The Haruki Murakami Library, Martin Margiela and art meets politics in Iceland.
Tokyo’s Waseda International House of Literature doesn’t give much of its focus away with its official name but its nickname, the Haruki Murakami Library, says it all: this new public institution is a haven for fans of the prolific and celebrated Japanese writer. Best known for his magic-realist novels, Murakami donated all of his titles since his debut in 1979, together with their translated editions in about 50 languages and about 15,000 of his own vinyl LPs. There is also an archive of his notes, 600 scrapbooks filled with clippings of interviews and reviews (closed to the public), and a full recreation of his study – as well as a café, radio studio, audio room and the piano from Peter Cat, the jazz bar Murakami used to run in the city.

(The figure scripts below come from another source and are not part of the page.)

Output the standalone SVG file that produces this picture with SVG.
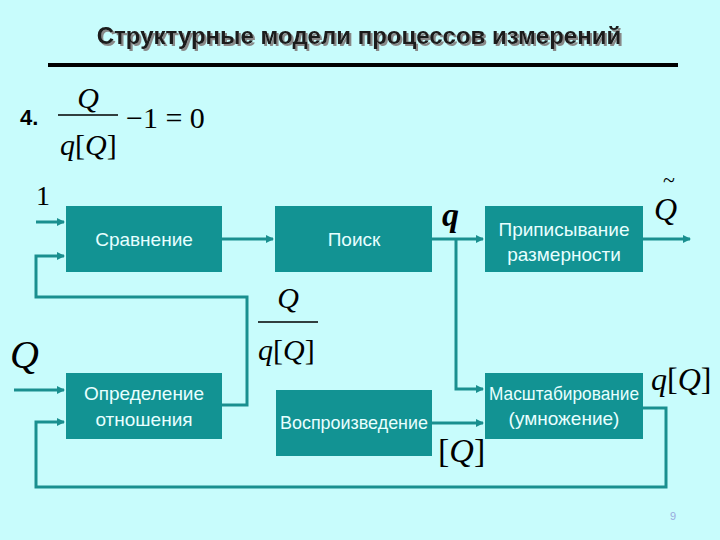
<svg xmlns="http://www.w3.org/2000/svg" width="720" height="540" viewBox="0 0 720 540">
<style>
.b{fill:#129393}
.t{font-family:"Liberation Sans",Arial,sans-serif;font-size:19px;fill:#e8ffff;text-anchor:middle}
.m{font-family:"Liberation Serif","Times New Roman",serif;font-style:italic;fill:#000}
.r{font-family:"Liberation Serif","Times New Roman",serif;font-style:normal;fill:#000}
.c{fill:none;stroke:#1a8f8f;stroke-width:3}
</style>
<defs><marker id="a" markerWidth="8" markerHeight="8" refX="7" refY="4" orient="auto" markerUnits="userSpaceOnUse" viewBox="0 0 8 8"><path d="M0,0L8,4L0,8z" fill="#1a8f8f"/></marker>
<filter id="sh"><feDropShadow dx="2" dy="2" stdDeviation="0.5" flood-color="#888"/></filter></defs>
<rect width="720" height="540" fill="#c8fcfc"/>
<text x="359" y="44" text-anchor="middle" font-family="Liberation Sans,Arial,sans-serif" font-size="24" font-weight="bold" fill="#1a1a1a" filter="url(#sh)">Структурные модели процессов измерений</text>
<rect x="48" y="63" width="630" height="4" fill="#000"/>
<text x="20" y="125" font-family="Liberation Sans,Arial,sans-serif" font-size="22" font-weight="bold">4.</text>
<text x="88" y="108" class="m" font-size="30" text-anchor="middle">Q</text>
<line x1="58" y1="115" x2="118" y2="115" stroke="#000" stroke-width="1.5"/>
<text x="60" y="155" class="m" font-size="30">q<tspan class="r">[</tspan>Q<tspan class="r">]</tspan></text>
<text x="126" y="128" class="r" font-size="30">−1 = 0</text>
<text x="36" y="205" class="r" font-size="28">1</text>
<text x="10" y="368" class="m" font-size="40">Q</text>
<text x="288" y="308" class="m" font-size="30" text-anchor="middle">Q</text>
<line x1="258" y1="322" x2="318" y2="322" stroke="#000" stroke-width="1.5"/>
<text x="258" y="360" class="m" font-size="30">q<tspan class="r">[</tspan>Q<tspan class="r">]</tspan></text>
<text x="442" y="226" class="m" font-size="34" font-weight="bold">q</text>
<text x="654" y="220" class="m" font-size="32">Q</text>
<text x="663" y="187" class="r" font-size="22">~</text>
<text x="651" y="390" class="m" font-size="32">q<tspan class="r">[</tspan>Q<tspan class="r">]</tspan></text>
<text x="438" y="462" class="m" font-size="34"><tspan class="r">[</tspan>Q<tspan class="r">]</tspan></text>
<g id="connectors">
<path class="c" d="M36,222H64" marker-end="url(#a)"/>
<path class="c" d="M222,405H247V297H36V256H64" marker-end="url(#a)"/>
<path class="c" d="M14,390H64" marker-end="url(#a)"/>
<path class="c" d="M643,408H666V487H36V422H64" marker-end="url(#a)"/>
<path class="c" d="M222,239H273" marker-end="url(#a)"/>
<path class="c" d="M432,239H483" marker-end="url(#a)"/>
<path class="c" d="M456,239V389H483" marker-end="url(#a)"/>
<path class="c" d="M432,423H483" marker-end="url(#a)"/>
<path class="c" d="M643,239H690" marker-end="url(#a)"/>
</g>
<g id="n1"><rect class="b" x="66" y="206" width="156" height="66"/><text class="t" x="144" y="246">Сравнение</text></g>
<g id="n2"><rect class="b" x="275" y="206" width="157" height="66"/><text class="t" x="354" y="246">Поиск</text></g>
<g id="n3"><rect class="b" x="485" y="206" width="158" height="66"/><text class="t" x="564" y="236">Приписывание</text><text class="t" x="564" y="261">размерности</text></g>
<g id="n4"><rect class="b" x="66" y="373" width="156" height="66"/><text class="t" x="144" y="400">Определение</text><text class="t" x="144" y="426">отношения</text></g>
<g id="n5"><rect class="b" x="276" y="390" width="156" height="66"/><text class="t" x="354" y="429" font-size="16" textLength="148" lengthAdjust="spacingAndGlyphs">Воспроизведение</text></g>
<g id="n6"><rect class="b" x="485" y="373" width="158" height="66"/><text class="t" x="564" y="400" font-size="16" textLength="150" lengthAdjust="spacingAndGlyphs">Масштабирование</text><text class="t" x="564" y="425">(умножение)</text></g>
<text x="673" y="520" font-family="Liberation Sans,Arial,sans-serif" font-size="11" fill="#9ad" text-anchor="middle">9</text>
</svg>
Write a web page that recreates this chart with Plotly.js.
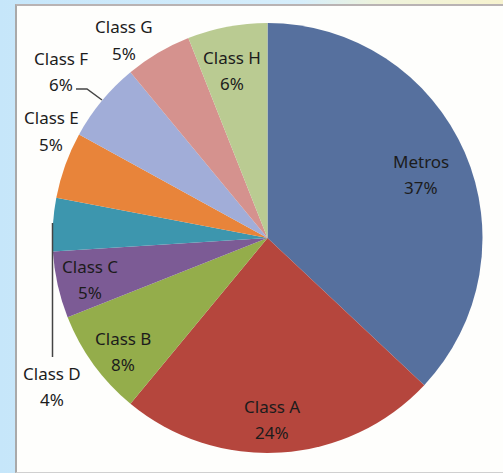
<!DOCTYPE html>
<html>
<head>
<meta charset="utf-8">
<script src="https://cdn.plot.ly/plotly-3.0.1.min.js"></script>
<style>
  html, body { margin: 0; padding: 0; width: 503px; height: 473px; overflow: hidden; }
  body { background: linear-gradient(90deg, #c6e6fa 0%, #d6eefb 60%, #eef3dc 75%, #f7f3cf 100%); position: relative; }
  #panel { position: absolute; left: 15px; top: 4px; width: 490px; height: 466px;
           background: #fefefc; border-top: 2px solid #b9b3b3; border-left: 2px solid #a9a9a9; border-bottom: 1px solid #d0d0d0; }
  #chart { position: absolute; left: 0; top: 0; width: 503px; height: 473px; }
</style>
</head>
<body>
<div id="panel"></div>
<div id="chart"></div>
<script>
// ---- data ----
const labels = ["Metros", "Class A", "Class B", "Class C", "Class D", "Class E", "Class F", "Class G", "Class H"];
const values = [37, 24, 8, 5, 4, 5, 6, 5, 6];
const colors = ["#56709e", "#b5463d", "#94ad4b", "#7c5b95", "#3d96ae", "#e8843a", "#a1add8", "#d5928e", "#bacb92"];

// ---- label placement (pixel centres of name line; percent line sits below) ----
const W = 503, H = 473;
const labelPos = {
  "Metros":  [421, 161], "Class A": [272, 406], "Class B": [123, 338], "Class C": [90, 266],
  "Class D": [52, 373],  "Class E": [51, 118],  "Class F": [61, 58],   "Class G": [124, 27],
  "Class H": [232, 57]
};
const lineGap = 26;
const px = (x, y) => [x / W, 1 - y / H];

const font = {family: "Noto Sans, sans-serif", size: 17, color: "#1c1c1c"};
const annotations = [];
labels.forEach((lab, i) => {
  const [x, y] = labelPos[lab];
  const a = px(x, y), b = px(x, y + lineGap);
  annotations.push({xref: "paper", yref: "paper", x: a[0], y: a[1], text: lab, showarrow: false,
                    xanchor: "center", yanchor: "middle", font: font});
  annotations.push({xref: "paper", yref: "paper", x: b[0], y: b[1], text: values[i] + "%", showarrow: false,
                    xanchor: "center", yanchor: "middle", font: font});
});

// leader lines
const pathOf = pts => pts.map((p, i) => { const q = px(p[0], p[1]); return (i ? "L" : "M") + q[0] + "," + q[1]; }).join(" ");
const shapes = [
  {type: "path", xref: "paper", yref: "paper", path: pathOf([[52.5, 223], [52.5, 357]]), line: {color: "#444", width: 1.5}},
  {type: "path", xref: "paper", yref: "paper", path: pathOf([[76, 89], [87, 89], [102, 100]]), line: {color: "#444", width: 1.5}}
];

const cx = 267.5, cy = 238, r = 215;
const trace = {
  type: "pie",
  labels: labels,
  values: values,
  sort: false,
  direction: "clockwise",
  rotation: 0,
  textinfo: "none",
  marker: {colors: colors, line: {width: 0}},
  domain: {x: [(cx - r) / W, (cx + r) / W], y: [1 - (cy + r) / H, 1 - (cy - r) / H]},
  showlegend: false
};

const layout = {
  width: W, height: H,
  margin: {l: 0, r: 0, t: 0, b: 0},
  paper_bgcolor: "rgba(0,0,0,0)",
  plot_bgcolor: "rgba(0,0,0,0)",
  showlegend: false,
  annotations: annotations,
  shapes: shapes
};

Plotly.newPlot("chart", [trace], layout, {displayModeBar: false, staticPlot: true});
</script>
</body>
</html>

Murakami attended Waseda University from 1969, the same year that Tadashi Yanai, founder of Uniqlo’s parent company Fast Retailing, also enrolled. The latter’s attachment to his alma mater is not the only reason why he decided to foot the entirety of the ¥1.2bn (€9.2m) renovation bill: he also sees the soft-power potential of a project like this, given that he is “concerned that Japan has lost its ability to promote not only its literature but also its culture to the world”. That’s why the university enlisted the services of Kengo Kuma – arguably Japan’s best-known architectural ambassador – for the job.
Many nations wait until after their most famous writers, artists and composers have moved on to what Murakami calls “not the opposite of life, but an innate part of it” before celebrating them as national icons. But in recognising this living writer’s international importance and pull, Waseda University has shown that there’s no time to waste and that libraries need not take the form of mausoleums; they can be living, evolving cultural institutions. Let’s just hope the team has left enough room on the shelves for all the Murakami bestsellers that have yet to come.
Martin Margiela’s fashion career put him in the artist category for more than his hermetic aura; his work was disruptive, challenging and inspired. Now 40 of his works will be presented this autumn at Paris’s Lafayette Anticipation Foundation.
“Very early in my life I became obsessed with fashion and developed my own vision by presenting it in the most conceptual way possible,” says Margiela. “After many years the human body as my only medium felt too narrow and the system became suffocating. I needed a wider spectrum with total freedom in creative expression.”
Artists used to be the fashion designer’s more mysterious cousins. Could they become their cooler versions too? The faster and bigger the fashion industry becomes, the more art seems to have the edge.
In 2016, fêted artist Ragnar Kjartansson made ads for Iceland’s green party, Vinstri Graen, that saw him posing in front of a hard-to-watch art performance, talking about the party’s support of art. For the latest elections, he filmed himself entering the government building laden with bags from a discount grocery shop to stress the parsimony of Vinstri Graen’s tenure. In another video, set in his studio, he delivered an impassioned political message to camera while painting a male nude. In 2016, Vinstri Graen became Iceland’s second-largest party and its leader headed the winning coalition. This time, not even Kjartansson’s ads could mitigate a decrease of 4 per cent in the party’s result. But the ads did show how subtle the art of great political messaging can be.